As darkness fell the 300 British began to try to herd the 2,000 Germans into the main square. They scoured the byways and corralled the prisoners as you might corral cattle. When they had filled the square they posted themselves across all the roads leading into it and prayed that no one would start any trouble.

The Germans were not happy sitting in the cold, damp square all night, but it was the only way to deal with them. They had no intention at all of making trouble.

By the morning General Daser had eaten his way half-through the bag of aspirin, but he had not touched the 11 bottles of champagne at the head of his bed. He gave them to the British officer who came to call him. I tried a bottle this afternoon – Veuve Clicquot of an excellent year. By morning the fire station was like a cross between a salvage dump and a war museum. There was a vast mound of German steel helmets that looked like a mammoth caviare.

There was an extraordinary quantity of hand grenades. Quite inexplicably, there were at least 2,000 green tin lampshades. Still the British were enormously outnumbered and they decided to make the Germans help themselves. So you got the 24 rowers, 12 sanitary inspectors, and nine bakers.

The rowers were volunteers. But when they found that their job was to paddle boatloads of prisoners across 50 yards of canal the sculling champions and professional oarsmen among them withdrew their offer in disgust. Eventually the prisoners had to haul their boats across by ropes stretched from bank to bank.

The sanitary inspectors were a job lot left over when all the other prisoners had been sorted. Their task was to deal with the electricity and water situation, and they were anxious to be helpful.
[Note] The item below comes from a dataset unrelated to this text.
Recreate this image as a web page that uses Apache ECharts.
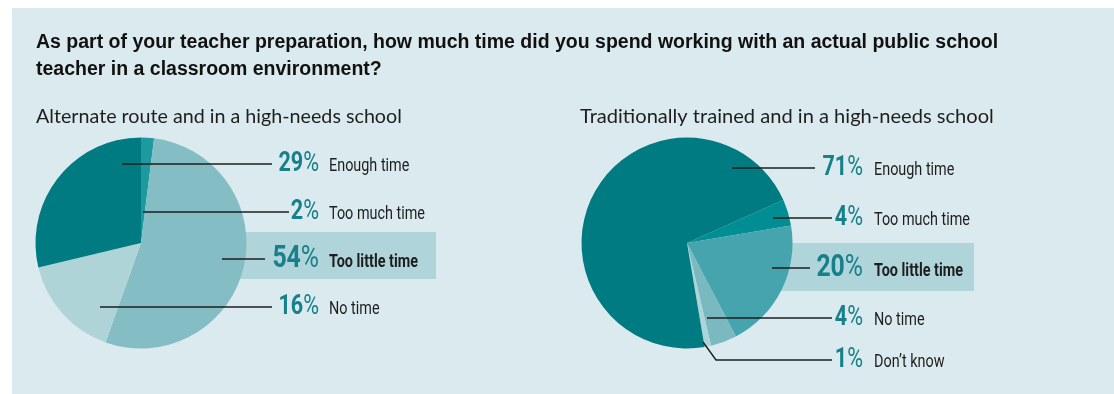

But it turned out there was nothing for them to do – too much water and no electricity – and they were put back with the others.
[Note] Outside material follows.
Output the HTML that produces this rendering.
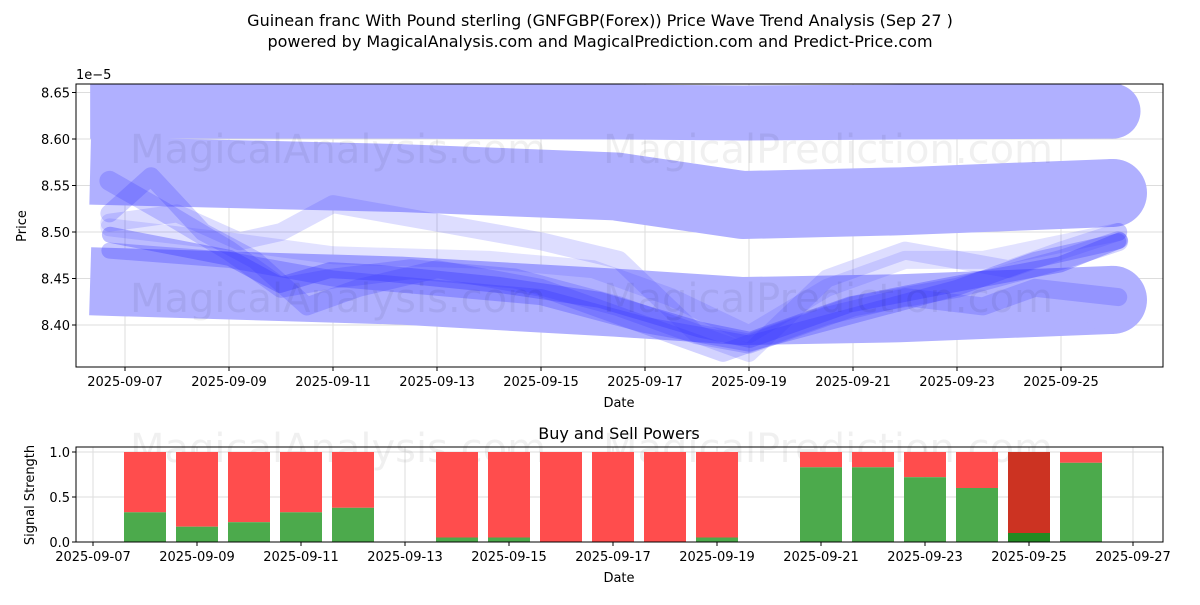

The bakers were set to work to produce rations for all the others. This Stomach Trouble Division is on special diet, and its bread is a little whiter than that of the rest of the Army.
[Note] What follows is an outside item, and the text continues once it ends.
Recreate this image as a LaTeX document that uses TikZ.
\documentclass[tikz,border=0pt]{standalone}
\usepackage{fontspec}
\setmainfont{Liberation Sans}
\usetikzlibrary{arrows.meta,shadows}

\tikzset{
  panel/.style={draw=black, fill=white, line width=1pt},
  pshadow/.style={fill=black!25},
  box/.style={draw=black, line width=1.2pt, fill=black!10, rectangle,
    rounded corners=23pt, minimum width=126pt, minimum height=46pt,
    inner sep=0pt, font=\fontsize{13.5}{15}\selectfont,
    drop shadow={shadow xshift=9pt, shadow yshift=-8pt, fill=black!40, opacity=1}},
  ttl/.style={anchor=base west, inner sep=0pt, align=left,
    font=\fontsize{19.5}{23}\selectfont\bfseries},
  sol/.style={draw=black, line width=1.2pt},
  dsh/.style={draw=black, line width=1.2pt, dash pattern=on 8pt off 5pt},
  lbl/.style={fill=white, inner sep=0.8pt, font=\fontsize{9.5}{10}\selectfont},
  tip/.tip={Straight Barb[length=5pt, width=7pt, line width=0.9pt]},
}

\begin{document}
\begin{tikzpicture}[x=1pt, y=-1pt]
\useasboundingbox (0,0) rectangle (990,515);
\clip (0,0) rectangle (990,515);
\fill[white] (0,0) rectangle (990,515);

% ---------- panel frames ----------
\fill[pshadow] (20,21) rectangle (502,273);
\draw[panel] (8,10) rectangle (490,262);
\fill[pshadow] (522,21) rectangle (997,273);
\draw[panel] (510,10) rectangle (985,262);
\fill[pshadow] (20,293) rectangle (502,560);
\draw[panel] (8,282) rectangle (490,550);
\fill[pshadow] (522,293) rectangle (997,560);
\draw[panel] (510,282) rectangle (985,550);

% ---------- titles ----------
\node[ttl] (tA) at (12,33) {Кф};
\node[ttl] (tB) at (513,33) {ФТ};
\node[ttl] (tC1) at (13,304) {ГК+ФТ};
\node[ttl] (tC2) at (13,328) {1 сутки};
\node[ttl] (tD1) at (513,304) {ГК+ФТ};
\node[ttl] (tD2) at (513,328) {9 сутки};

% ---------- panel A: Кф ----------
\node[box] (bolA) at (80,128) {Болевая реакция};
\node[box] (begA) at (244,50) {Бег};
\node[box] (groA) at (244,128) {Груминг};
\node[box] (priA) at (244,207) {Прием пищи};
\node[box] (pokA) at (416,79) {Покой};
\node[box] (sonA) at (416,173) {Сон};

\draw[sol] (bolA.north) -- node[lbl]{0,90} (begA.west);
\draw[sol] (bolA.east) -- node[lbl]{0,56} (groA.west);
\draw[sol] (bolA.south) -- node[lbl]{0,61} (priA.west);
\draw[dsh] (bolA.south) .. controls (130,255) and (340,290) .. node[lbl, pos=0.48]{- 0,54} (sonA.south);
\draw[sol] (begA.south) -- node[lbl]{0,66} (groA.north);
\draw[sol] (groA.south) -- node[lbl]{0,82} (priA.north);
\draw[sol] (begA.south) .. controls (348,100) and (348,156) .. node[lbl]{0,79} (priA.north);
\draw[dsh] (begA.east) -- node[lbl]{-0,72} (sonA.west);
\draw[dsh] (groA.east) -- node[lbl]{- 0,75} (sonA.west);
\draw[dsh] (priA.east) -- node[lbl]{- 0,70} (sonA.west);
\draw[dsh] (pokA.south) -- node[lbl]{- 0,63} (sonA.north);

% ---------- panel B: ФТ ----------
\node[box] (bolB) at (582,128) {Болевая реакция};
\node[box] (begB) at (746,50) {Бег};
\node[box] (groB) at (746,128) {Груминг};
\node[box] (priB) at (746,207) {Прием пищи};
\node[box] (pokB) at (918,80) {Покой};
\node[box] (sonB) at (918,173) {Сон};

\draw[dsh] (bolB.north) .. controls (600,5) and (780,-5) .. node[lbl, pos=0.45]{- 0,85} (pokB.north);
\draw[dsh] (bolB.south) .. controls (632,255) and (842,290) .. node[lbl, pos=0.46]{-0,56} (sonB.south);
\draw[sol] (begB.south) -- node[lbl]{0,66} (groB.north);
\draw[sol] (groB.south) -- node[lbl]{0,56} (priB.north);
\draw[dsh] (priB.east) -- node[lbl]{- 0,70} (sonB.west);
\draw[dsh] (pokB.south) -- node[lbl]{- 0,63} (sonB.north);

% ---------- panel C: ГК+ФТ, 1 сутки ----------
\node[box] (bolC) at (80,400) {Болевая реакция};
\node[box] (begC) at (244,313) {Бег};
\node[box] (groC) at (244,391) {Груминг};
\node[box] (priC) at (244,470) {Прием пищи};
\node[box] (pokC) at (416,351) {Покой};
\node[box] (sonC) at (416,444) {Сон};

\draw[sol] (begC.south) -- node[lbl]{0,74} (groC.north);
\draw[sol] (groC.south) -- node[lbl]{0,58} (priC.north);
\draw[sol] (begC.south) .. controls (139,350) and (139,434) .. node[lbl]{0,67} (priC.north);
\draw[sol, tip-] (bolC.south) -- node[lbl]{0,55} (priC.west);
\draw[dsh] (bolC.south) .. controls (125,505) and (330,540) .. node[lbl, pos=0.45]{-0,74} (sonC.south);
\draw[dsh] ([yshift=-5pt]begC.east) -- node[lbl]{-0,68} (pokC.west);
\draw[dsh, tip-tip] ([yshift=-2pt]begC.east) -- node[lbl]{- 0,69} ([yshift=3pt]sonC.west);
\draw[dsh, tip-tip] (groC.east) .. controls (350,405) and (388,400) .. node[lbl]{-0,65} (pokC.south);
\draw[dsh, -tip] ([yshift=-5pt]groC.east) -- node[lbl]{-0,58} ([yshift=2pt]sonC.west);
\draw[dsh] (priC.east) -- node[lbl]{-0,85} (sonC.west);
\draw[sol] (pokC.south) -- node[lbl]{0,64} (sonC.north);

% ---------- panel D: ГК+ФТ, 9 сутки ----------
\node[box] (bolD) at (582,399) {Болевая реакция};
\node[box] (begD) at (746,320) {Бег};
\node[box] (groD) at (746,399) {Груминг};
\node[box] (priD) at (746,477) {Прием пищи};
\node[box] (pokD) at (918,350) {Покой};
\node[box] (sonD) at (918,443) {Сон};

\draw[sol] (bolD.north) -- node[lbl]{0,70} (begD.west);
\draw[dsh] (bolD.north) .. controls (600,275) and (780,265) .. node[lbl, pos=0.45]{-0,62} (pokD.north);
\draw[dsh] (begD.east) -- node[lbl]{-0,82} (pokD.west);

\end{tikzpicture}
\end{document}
I saw General Daser across the canal after lunch. He was a burly figure in a blue-grey leather overcoat, and he turned his back angrily when some photographers pointed their cameras at him. But the boatman spun the boat round so that he was facing the cameras again, and the comedy was repeated. The waiting Germans began to smile. The general sat down stiffly in the stern and went across with his hands on his hips and a scowl on his face.

That End-of-a-Campaign Feeling

By this afternoon the Dutch had hung out their flags and put on all their Christmas gala finery and were parading the streets seeing the sights. They viewed the German equipment dump, and then they examined the British troops' clothes and arms and the amphibious landing-craft. Then they went down to the canal to see the vast queue of German prisoners waiting to cross.

In the crowd of civilians I met a gay little Italian sailor with a rosette in his buttonhole saying "Welcome". He fitted admirably into the crazy scene. He said he had been captured in Toulon last year and made to work for the Germans. Ten days ago he had hidden himself, to avoid being transported to Germany. Now he couldn't get the British to take him seriously. He insinuated that his Ambassador in London would take a grave view of it if he were not properly treated!

Middelburg was cheerful and fantastic today, and you got that end-of-a-campaign feeling – the knowledge that no more guns would be fired and no one else killed here. Middelburg has hardly suffered from this final attack. But its centre is still a weed-grown wilderness as a result of the German Stukas in 1940.

For miles along the road home I passed squads of Germans on the march. It was a day of winter sunshine, with great mounds of white clouds standing around the horizon and a terrific wind. It sept across the marshes, blowing the rushes flat and whipping the floods into waves. The screaming seabirds could barely fly against it. And the Germans marched east, bowed against the wind, and muffled against the cold, through the desolate land they had failed to defend.